REQUEST. Using the data below, return word for word every line from the one holding "Rebuild this chart" down to the one holding "OF STATE GAMING". Leave pictures out.

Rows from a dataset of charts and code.
===

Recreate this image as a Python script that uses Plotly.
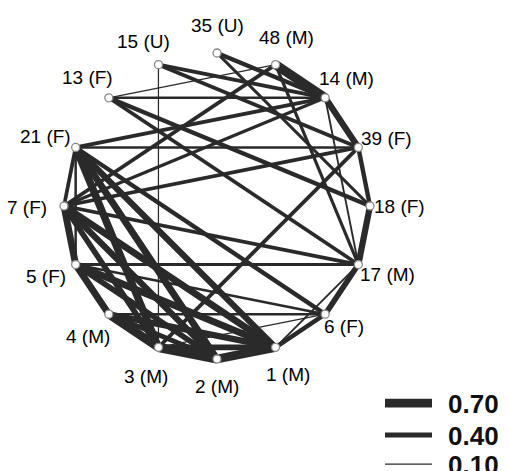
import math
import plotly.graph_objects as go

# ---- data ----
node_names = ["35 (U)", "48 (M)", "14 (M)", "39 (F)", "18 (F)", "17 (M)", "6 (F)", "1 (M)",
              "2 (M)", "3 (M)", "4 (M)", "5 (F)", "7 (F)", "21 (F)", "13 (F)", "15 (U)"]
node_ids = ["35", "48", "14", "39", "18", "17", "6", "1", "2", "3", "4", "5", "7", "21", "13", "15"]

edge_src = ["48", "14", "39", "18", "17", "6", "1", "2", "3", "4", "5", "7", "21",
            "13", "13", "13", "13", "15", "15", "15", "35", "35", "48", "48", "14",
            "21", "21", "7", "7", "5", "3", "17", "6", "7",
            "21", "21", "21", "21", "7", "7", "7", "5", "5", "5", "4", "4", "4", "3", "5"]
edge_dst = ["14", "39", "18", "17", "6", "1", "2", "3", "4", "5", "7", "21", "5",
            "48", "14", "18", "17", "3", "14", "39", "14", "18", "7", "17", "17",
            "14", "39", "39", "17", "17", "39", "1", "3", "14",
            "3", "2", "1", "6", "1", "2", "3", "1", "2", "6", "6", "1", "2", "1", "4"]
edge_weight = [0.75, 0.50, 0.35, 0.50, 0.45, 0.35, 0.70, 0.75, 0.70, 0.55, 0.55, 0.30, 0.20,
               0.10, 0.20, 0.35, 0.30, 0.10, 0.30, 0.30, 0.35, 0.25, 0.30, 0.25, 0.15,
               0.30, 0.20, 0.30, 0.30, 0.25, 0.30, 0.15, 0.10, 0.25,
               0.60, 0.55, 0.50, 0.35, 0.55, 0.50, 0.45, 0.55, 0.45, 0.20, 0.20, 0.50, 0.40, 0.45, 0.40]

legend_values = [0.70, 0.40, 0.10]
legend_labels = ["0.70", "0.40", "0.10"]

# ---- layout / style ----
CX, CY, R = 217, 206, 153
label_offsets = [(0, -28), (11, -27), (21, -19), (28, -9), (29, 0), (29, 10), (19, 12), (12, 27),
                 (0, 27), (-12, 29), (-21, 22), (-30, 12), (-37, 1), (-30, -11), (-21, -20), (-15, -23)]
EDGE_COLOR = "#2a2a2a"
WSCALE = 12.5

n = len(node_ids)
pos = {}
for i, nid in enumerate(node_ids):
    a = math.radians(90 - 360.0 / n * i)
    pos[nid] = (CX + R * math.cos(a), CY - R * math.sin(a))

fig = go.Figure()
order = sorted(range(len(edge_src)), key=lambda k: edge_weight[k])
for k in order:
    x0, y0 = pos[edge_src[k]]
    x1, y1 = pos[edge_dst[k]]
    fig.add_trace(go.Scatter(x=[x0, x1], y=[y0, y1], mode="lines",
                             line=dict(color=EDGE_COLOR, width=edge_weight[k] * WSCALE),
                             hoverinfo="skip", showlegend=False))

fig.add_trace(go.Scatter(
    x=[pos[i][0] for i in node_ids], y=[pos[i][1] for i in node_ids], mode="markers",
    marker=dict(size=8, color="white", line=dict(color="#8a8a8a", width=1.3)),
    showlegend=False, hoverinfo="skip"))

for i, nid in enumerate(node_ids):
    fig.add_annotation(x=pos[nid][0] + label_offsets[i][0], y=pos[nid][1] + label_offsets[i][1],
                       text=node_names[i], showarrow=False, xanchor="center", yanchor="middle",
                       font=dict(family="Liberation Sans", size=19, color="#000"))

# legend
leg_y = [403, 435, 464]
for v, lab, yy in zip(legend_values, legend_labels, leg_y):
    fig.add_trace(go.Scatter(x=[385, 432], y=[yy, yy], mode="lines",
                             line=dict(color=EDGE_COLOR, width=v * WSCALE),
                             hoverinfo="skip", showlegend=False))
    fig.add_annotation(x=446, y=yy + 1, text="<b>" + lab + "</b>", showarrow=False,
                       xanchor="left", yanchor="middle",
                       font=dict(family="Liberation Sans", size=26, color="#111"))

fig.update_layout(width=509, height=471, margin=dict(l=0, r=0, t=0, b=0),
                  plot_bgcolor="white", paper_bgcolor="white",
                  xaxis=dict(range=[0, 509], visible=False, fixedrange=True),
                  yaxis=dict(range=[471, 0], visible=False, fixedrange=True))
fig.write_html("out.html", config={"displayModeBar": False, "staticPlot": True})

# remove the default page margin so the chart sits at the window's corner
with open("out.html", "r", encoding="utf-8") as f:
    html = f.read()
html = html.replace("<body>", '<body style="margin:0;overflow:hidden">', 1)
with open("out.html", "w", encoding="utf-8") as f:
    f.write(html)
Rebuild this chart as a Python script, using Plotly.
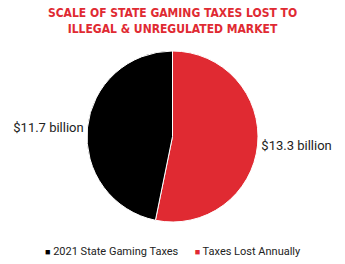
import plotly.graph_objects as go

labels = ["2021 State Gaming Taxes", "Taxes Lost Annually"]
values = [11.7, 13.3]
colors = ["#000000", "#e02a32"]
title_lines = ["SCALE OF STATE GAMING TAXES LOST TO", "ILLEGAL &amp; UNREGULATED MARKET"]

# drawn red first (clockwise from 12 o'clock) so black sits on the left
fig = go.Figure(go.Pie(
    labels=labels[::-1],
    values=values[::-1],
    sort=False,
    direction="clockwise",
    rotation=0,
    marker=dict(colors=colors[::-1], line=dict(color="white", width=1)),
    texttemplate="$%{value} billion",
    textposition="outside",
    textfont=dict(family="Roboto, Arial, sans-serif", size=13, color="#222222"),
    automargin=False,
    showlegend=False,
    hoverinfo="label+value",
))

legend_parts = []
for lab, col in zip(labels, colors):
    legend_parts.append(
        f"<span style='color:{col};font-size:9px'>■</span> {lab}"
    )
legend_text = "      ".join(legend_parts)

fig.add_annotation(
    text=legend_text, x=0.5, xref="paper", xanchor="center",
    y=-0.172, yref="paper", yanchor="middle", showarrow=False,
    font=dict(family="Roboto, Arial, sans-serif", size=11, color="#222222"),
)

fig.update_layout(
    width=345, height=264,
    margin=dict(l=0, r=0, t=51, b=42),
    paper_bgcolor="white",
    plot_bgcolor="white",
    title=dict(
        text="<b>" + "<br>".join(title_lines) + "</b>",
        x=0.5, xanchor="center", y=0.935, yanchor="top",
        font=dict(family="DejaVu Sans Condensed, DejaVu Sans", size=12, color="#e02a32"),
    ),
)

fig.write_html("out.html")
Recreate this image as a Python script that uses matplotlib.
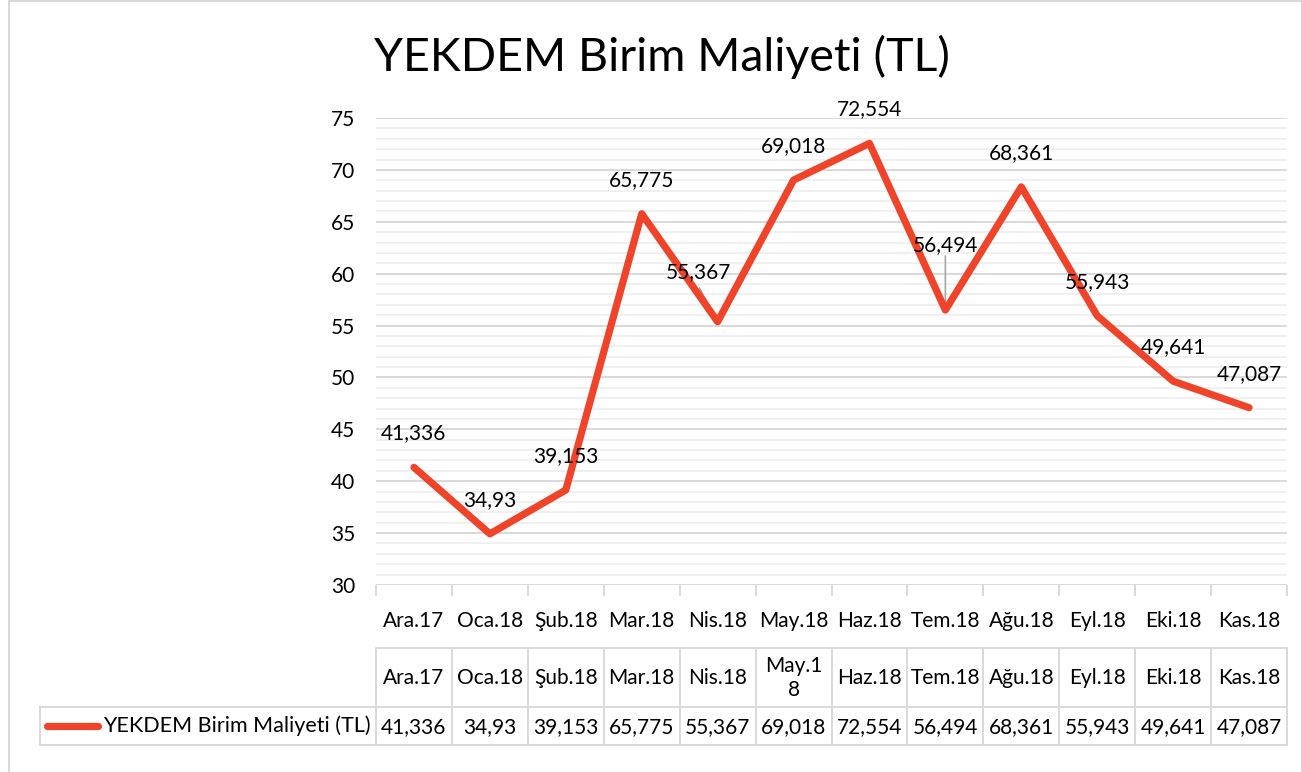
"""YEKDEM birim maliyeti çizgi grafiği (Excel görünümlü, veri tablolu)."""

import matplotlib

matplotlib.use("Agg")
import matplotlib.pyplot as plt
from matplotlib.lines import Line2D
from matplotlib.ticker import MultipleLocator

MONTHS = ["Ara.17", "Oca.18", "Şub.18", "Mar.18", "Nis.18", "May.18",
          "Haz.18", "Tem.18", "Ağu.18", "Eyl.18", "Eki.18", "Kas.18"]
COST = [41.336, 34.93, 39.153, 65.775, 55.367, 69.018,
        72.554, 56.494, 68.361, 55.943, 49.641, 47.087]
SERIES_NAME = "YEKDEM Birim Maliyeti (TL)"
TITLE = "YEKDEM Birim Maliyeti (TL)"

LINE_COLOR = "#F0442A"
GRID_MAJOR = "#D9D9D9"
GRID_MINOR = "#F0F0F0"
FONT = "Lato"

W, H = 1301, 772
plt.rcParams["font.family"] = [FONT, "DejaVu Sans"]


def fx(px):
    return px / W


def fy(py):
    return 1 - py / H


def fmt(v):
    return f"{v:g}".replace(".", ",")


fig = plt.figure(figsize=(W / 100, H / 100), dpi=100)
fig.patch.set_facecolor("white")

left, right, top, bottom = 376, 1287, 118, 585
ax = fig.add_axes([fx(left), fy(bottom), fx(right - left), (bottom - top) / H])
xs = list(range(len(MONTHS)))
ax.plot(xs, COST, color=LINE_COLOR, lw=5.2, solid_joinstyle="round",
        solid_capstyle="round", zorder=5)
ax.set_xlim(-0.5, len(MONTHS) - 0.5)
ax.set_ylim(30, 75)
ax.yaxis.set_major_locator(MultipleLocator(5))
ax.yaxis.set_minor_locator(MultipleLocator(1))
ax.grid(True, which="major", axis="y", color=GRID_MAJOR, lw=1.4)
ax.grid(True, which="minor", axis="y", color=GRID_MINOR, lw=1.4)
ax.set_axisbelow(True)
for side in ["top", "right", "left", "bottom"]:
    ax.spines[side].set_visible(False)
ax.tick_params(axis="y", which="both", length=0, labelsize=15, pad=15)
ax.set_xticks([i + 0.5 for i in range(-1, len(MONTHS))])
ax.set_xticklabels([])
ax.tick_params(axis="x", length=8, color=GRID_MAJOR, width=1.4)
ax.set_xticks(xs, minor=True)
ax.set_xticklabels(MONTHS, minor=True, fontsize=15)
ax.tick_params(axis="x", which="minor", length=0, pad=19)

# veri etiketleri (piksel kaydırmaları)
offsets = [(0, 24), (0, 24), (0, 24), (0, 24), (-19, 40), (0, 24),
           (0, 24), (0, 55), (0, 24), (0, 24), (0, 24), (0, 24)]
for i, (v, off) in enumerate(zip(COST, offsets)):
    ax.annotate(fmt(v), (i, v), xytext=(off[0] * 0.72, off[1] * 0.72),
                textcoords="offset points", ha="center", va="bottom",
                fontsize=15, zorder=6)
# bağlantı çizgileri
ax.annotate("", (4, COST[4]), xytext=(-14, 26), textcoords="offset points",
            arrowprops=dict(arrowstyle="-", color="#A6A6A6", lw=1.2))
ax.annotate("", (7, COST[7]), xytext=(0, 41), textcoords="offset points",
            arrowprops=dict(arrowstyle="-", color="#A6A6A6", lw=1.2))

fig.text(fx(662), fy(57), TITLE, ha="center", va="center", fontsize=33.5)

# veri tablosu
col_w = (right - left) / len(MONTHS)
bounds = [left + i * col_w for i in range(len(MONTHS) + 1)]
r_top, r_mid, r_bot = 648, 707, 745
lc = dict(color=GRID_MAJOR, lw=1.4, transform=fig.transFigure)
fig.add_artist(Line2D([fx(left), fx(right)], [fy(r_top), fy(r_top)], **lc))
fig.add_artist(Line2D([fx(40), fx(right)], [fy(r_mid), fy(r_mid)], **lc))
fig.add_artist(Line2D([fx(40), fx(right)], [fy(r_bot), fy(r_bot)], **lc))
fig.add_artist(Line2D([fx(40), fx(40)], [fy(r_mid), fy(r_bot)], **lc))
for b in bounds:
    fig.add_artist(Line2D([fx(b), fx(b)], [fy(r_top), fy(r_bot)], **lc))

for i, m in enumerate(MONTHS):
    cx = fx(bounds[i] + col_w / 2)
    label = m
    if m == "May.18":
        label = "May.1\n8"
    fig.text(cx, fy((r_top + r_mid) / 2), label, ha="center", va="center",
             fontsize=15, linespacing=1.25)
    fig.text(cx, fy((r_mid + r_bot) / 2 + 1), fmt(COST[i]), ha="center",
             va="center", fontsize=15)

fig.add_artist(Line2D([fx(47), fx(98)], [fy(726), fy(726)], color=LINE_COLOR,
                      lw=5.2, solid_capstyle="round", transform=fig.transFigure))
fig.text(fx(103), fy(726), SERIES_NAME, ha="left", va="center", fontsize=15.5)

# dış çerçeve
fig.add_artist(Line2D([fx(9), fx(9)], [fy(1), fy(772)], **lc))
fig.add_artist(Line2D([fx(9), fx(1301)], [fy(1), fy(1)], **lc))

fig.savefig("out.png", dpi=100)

===

EXERCISE ANSWER.
Rebuild this chart as a Python script, using Plotly.
import plotly.graph_objects as go

labels = ["2021 State Gaming Taxes", "Taxes Lost Annually"]
values = [11.7, 13.3]
colors = ["#000000", "#e02a32"]
title_lines = ["SCALE OF STATE GAMING TAXES LOST TO", "ILLEGAL &amp; UNREGULATED MARKET"]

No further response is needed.